In university, I tried to access emotions like a man at the gym tried to access muscles – with isolations. Need to be panicky? Alright, I’ll focus my breath at the base of my spine. Need to be all lovey-dovey? I’ll try to place my breath and concentration at my heart. Intellectual? The back of my neck. All very specific, and for the rest of the time, my breath would sit up at the top of my lungs, assured that there was always an ocean of breath below, which was never actually being accessed.

Possibly the biggest technical thing I learned at the intensive was that breathing out fully is the only way to fully allow the new breath to enter. I can be confident that even at the vacuum point, there will still be air enough in there.

But even though that’s a technical statement, it’s the first step in feeling as a full-bodied person. I am not a head attached to a body. I AM a body, with a head brain, a gut brain, a heart, and yes, even a libido.

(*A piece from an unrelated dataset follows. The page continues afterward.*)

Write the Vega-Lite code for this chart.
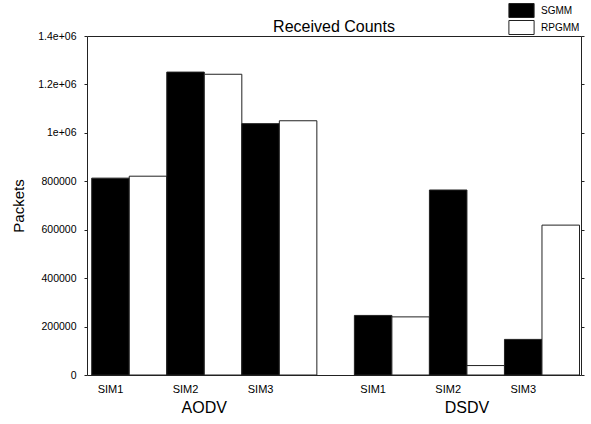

To grok something (a verb out of Heinlein), means to me, to understand something with one’s whole body. To feel it as well as grasp it intellectually, so that the feeling and the knowing come together to be this one felt, active knowledge, this… grokking. I want to grok life. To grok love. To grok my characters and their situations. To grok myself and my situations. And that won’t happen unless I allow myself to be a physical, intellectual, emotional, whole-bodied person who breathes from the lake within me and allows every new breath to be a wonderful, gutfelt discovery.

Hopefully some of these sentiments resonate with you on your own journey. Thank you for reading.